Aryna Sabalenka's victory in the Australian Open on Saturday was not only her first Grand Slam singles title but also the first for a player competing under a neutral flag.
Sabalenka battled back after losing the first set by using a tremendously improved serve to overcome Rybakina. The world No. 5 delivered 17 aces and won 72% of the points on her first serve to pocket around $2 million (€1.8 million) in prize money. Sabalenka had lost her three previous Grand Slam semifinals.
But Sabalenka will not have "Belarus" next to her name on the winner's trophy, nor did she have her flag next to her name throughout the tournament.
With the Belarusian government supporting the Russian invasion of Ukraine, the Australian Open said that Russian and Belarusian players could not compete under the flag or name of their countries. Players from both countries were banned from competing at Wimbledon last year, and it is unclear whether the same will be true again in 2023.

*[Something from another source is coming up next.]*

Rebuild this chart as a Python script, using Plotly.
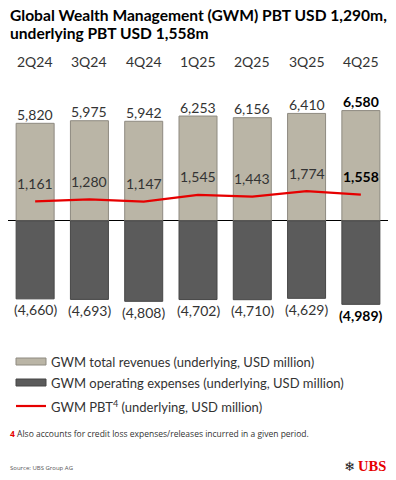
import plotly.graph_objects as go

categories = ["2Q24", "3Q24", "4Q24", "1Q25", "2Q25", "3Q25", "4Q25"]
revenues = [5820, 5975, 5942, 6253, 6156, 6410, 6580]
expenses = [-4660, -4693, -4808, -4702, -4710, -4629, -4989]
pbt = [1161, 1280, 1147, 1545, 1443, 1774, 1558]

W, H = 396, 480
ML, MR = 8, 8
FONT = "Lato"
TXT = "#333333"

def px(x):
    return (x - ML) / (W - ML - MR)

def py(y):
    return 1 - y / H

fig = go.Figure()
fig.add_trace(go.Bar(x=categories, y=revenues, width=0.7,
                     marker=dict(color="#bab5a6", line=dict(color="#8e8a80", width=1)),
                     name="GWM total revenues (underlying, USD million)", showlegend=False,
                     hoverinfo="skip"))
fig.add_trace(go.Bar(x=categories, y=expenses, width=0.7,
                     marker=dict(color="#5b5b5b", line=dict(color="#474747", width=1)),
                     name="GWM operating expenses (underlying, USD million)", showlegend=False,
                     hoverinfo="skip"))
fig.add_trace(go.Scatter(x=categories, y=pbt, mode="lines",
                         line=dict(color="#e60000", width=2.2),
                         name="GWM PBT (underlying, USD million)", showlegend=False,
                         hoverinfo="skip"))

ann = []
last = len(categories) - 1
for i, c in enumerate(categories):
    b = (lambda s: f"<b>{s}</b>") if i == last else (lambda s: s)
    ann.append(dict(x=c, y=revenues[i], xref="x", yref="y", text=b(f"{revenues[i]:,}"),
                    showarrow=False, yanchor="middle", yshift=9,
                    font=dict(size=14, color=TXT if i != last else "#000", family=FONT)))
    ann.append(dict(x=c, y=expenses[i], xref="x", yref="y", text=b(f"({-expenses[i]:,})"),
                    showarrow=False, yanchor="middle", yshift=-11,
                    font=dict(size=14, color=TXT if i != last else "#000", family=FONT)))
    ann.append(dict(x=c, y=pbt[i], xref="x", yref="y", text=b(f"{pbt[i]:,}"),
                    showarrow=False, yanchor="middle", yshift=18,
                    font=dict(size=14, color=TXT if i != last else "#000", family=FONT)))
    ann.append(dict(x=c, y=py(61), xref="x", yref="paper", text=c,
                    showarrow=False, yanchor="middle",
                    font=dict(size=14, color=TXT, family=FONT)))

# title
ann.append(dict(x=0, y=py(15), xref="paper", yref="paper", xanchor="left", yanchor="middle",
                text="<b>Global Wealth Management (GWM) PBT USD 1,290m,</b>", showarrow=False,
                font=dict(size=15.6, color="#000", family=FONT)))
ann.append(dict(x=0, y=py(33), xref="paper", yref="paper", xanchor="left", yanchor="middle",
                text="<b>underlying PBT USD 1,558m</b>", showarrow=False,
                font=dict(size=15.6, color="#000", family=FONT)))

# legend
legend_items = [
    ("GWM total revenues (underlying, USD million)", 362),
    ("GWM operating expenses (underlying, USD million)", 383),
    ("GWM PBT<sup>4</sup> (underlying, USD million)", 406),
]
for text, yy in legend_items:
    ann.append(dict(x=px(49), y=py(yy), xref="paper", yref="paper", xanchor="left",
                    yanchor="middle", text=text, showarrow=False,
                    font=dict(size=13, color=TXT, family=FONT)))

shapes = [
    dict(type="rect", xref="paper", yref="paper", x0=px(16), x1=px(46), y0=py(365), y1=py(358),
         fillcolor="#bab5a6", line=dict(color="#8e8a80", width=1)),
    dict(type="rect", xref="paper", yref="paper", x0=px(16), x1=px(46), y0=py(386), y1=py(379),
         fillcolor="#5b5b5b", line=dict(color="#474747", width=1)),
    dict(type="line", xref="paper", yref="paper", x0=px(16), x1=px(46), y0=py(406), y1=py(406),
         line=dict(color="#e60000", width=2.2)),
]

# footnote
ann.append(dict(x=0, y=py(433), xref="paper", yref="paper", xanchor="left", yanchor="middle",
                text="<b><span style='color:#e60000'>4</span></b> Also accounts for credit loss expenses/releases incurred in a given period.",
                showarrow=False, font=dict(size=8.5, color=TXT, family="Open Sans")))
ann.append(dict(x=0, y=py(468), xref="paper", yref="paper", xanchor="left", yanchor="middle",
                text="Source: UBS Group AG", showarrow=False,
                font=dict(size=6, color="#555", family="Open Sans")))
# logo
ann.append(dict(x=1, y=py(466), xref="paper", yref="paper", xanchor="right", yanchor="middle",
                text="<b>UBS</b>", showarrow=False,
                font=dict(size=14.5, color="#e60000", family="Liberation Serif")))
ann.append(dict(x=px(349), y=py(466), xref="paper", yref="paper", xanchor="center", yanchor="middle",
                text="❄", showarrow=False,
                font=dict(size=13, color="#222", family="DejaVu Sans")))

s = 0.01675
zero_px = 220.8
fig.update_layout(
    width=W, height=H,
    margin=dict(l=ML, r=MR, t=0, b=0),
    paper_bgcolor="white", plot_bgcolor="white",
    barmode="relative",
    xaxis=dict(type="category", range=[-0.5, len(categories) - 0.5], showticklabels=False,
               showgrid=False, zeroline=False, showline=False, ticks=""),
    yaxis=dict(range=[-(H - zero_px) / s, zero_px / s], showticklabels=False, showgrid=False,
               zeroline=True, zerolinecolor="#000", zerolinewidth=1, showline=False, ticks=""),
    annotations=ann, shapes=shapes,
    showlegend=False,
)
fig.write_html("out.html", config={"displayModeBar": False},
               post_script="document.body.style.margin='0';document.body.style.overflow='hidden';")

The Belarus tennis federation was quick to extend congratulations to the country's second tennis player to win a Grand Slam, and when asked afterward whether competing as a neutral player had taken something away from her triumph, Sabalenka was blunt.
"I think everyone still knows that I'm Belarusian player. That's it," she told reporters.
Winner from nowhere
In December last year, though, Sabalenka told Australian newspaper The Age that playing under a neutral flag in Melbourne made her feel as if she comes "from nowhere."
"I’m just really disappointed sport is somehow in politics," the 24-year-old continued. "We’re just athletes playing their sport. That’s it. We’re not about politics. If all of us could do something, we would do it, but we have zero control."
Sabalenka added: “They banned us from Wimbledon, and what did it change? It’s really terrible because nobody supports the war, nobody."
This year's Australian Open has not been without off-court issues. Andy Murray's frustration about player welfare sparked a conversation around playing times and most recently, Novak Djokovic said his father was 'misinterpreted' for posing with a man holding a Russian flag with President Vladimir Putin's face on it.